Problem details:
Look through the data below and say how many of its lines contain "with", adding nothing else.

Dataset content:
_ _ _ _ _ _ _

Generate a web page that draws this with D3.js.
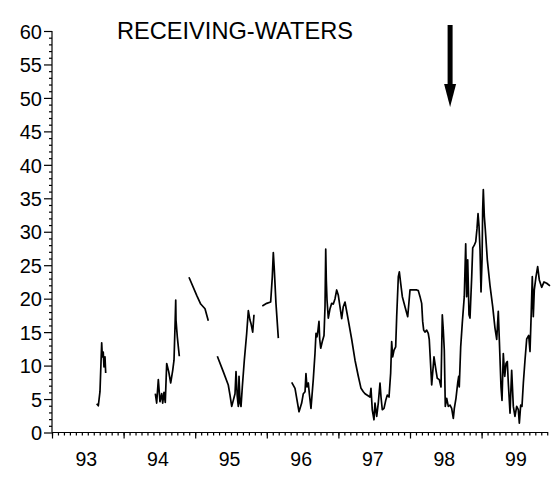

_ _ _ _ _ _ _

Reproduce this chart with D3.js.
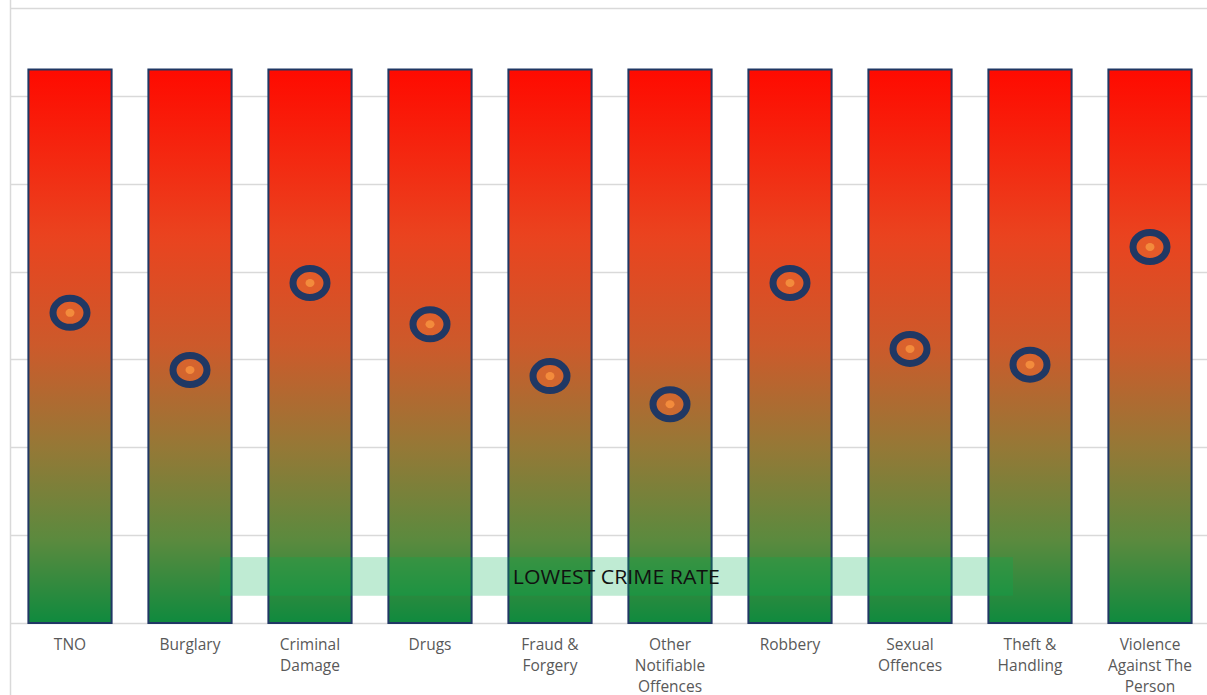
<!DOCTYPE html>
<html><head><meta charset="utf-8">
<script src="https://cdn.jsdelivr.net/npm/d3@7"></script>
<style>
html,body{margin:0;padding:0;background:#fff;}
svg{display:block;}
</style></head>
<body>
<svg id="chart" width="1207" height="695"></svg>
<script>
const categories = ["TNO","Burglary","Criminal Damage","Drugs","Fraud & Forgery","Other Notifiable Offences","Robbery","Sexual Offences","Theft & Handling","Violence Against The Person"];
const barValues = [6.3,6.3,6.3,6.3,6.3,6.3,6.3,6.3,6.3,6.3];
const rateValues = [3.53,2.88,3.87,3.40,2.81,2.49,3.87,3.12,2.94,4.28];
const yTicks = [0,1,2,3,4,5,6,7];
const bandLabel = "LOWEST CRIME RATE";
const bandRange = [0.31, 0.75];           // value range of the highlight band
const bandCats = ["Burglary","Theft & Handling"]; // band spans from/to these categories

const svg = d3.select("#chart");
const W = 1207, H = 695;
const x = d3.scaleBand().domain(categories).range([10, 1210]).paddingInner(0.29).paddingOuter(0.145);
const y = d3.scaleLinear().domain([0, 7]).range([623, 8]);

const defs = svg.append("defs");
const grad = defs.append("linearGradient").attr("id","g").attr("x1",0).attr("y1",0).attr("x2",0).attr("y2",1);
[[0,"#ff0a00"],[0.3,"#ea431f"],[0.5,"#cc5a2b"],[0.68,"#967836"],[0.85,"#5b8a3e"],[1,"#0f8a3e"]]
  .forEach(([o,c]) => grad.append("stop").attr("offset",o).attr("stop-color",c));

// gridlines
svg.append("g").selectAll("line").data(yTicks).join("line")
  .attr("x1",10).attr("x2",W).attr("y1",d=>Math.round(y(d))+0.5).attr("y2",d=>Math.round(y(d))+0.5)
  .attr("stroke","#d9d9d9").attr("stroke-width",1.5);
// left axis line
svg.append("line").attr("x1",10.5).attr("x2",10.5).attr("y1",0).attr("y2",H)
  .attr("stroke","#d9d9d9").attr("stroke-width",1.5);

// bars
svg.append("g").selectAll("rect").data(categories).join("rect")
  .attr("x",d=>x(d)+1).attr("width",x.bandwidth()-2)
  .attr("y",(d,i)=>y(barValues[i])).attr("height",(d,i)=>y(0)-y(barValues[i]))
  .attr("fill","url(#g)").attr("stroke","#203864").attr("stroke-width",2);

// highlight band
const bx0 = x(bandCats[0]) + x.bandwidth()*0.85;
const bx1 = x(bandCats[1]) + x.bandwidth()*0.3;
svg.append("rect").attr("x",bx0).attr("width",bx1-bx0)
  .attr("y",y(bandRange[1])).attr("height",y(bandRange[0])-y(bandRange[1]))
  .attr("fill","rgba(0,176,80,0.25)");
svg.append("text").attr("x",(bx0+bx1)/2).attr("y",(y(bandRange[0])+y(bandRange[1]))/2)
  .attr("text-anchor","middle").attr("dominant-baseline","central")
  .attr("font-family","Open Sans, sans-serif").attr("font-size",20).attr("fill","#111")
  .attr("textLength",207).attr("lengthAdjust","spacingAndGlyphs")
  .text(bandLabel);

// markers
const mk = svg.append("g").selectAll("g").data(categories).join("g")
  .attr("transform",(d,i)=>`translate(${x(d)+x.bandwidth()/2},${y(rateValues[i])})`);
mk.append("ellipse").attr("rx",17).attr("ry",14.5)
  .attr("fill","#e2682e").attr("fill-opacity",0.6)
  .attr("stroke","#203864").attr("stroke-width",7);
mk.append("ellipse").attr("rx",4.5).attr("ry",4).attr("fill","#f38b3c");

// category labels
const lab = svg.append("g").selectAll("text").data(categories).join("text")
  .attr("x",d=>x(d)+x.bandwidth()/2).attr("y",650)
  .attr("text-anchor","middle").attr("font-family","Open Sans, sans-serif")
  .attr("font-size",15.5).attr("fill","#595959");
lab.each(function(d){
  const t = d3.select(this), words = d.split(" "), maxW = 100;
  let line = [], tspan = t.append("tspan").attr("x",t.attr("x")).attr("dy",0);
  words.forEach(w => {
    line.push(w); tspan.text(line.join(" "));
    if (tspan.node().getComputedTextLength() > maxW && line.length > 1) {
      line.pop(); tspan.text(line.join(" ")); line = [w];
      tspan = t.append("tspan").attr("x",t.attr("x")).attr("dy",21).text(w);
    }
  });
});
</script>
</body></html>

_ _ _ _ _ _ _

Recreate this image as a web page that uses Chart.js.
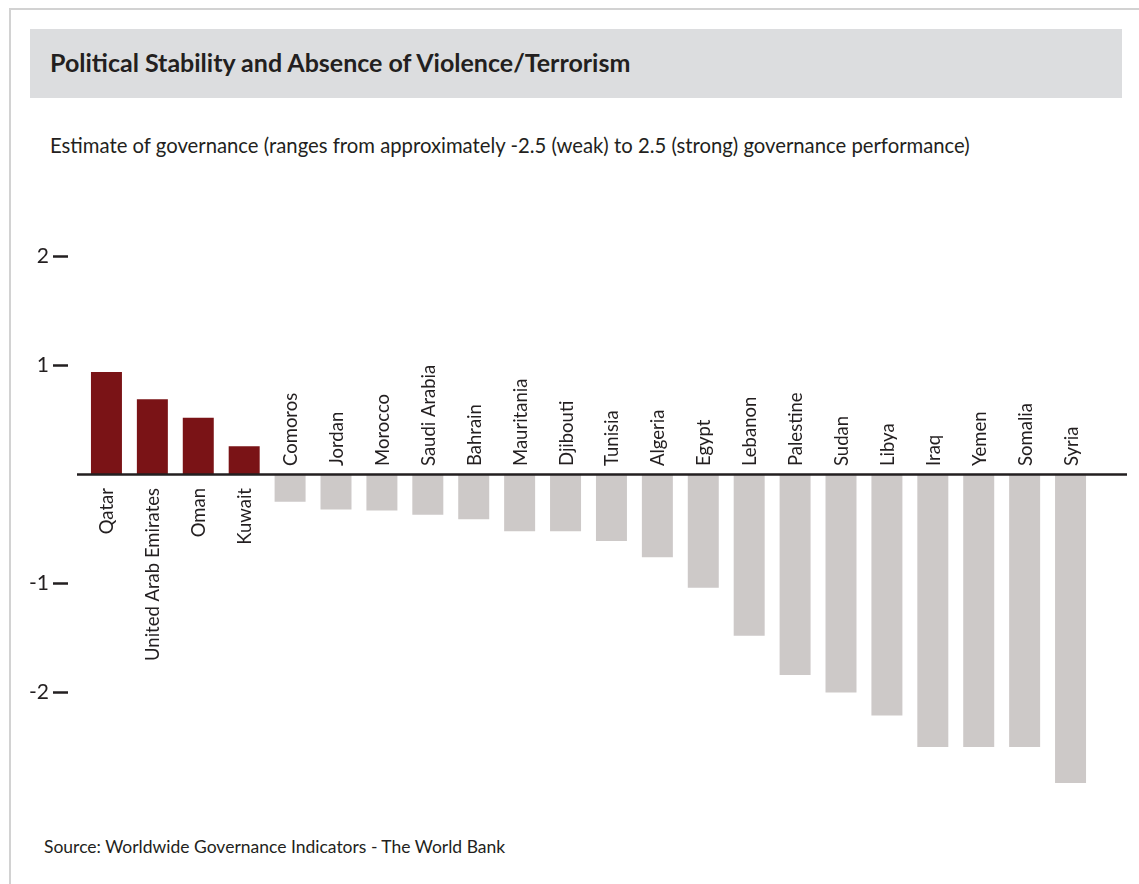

_ _ _ _ _ _ _

Task answer:
2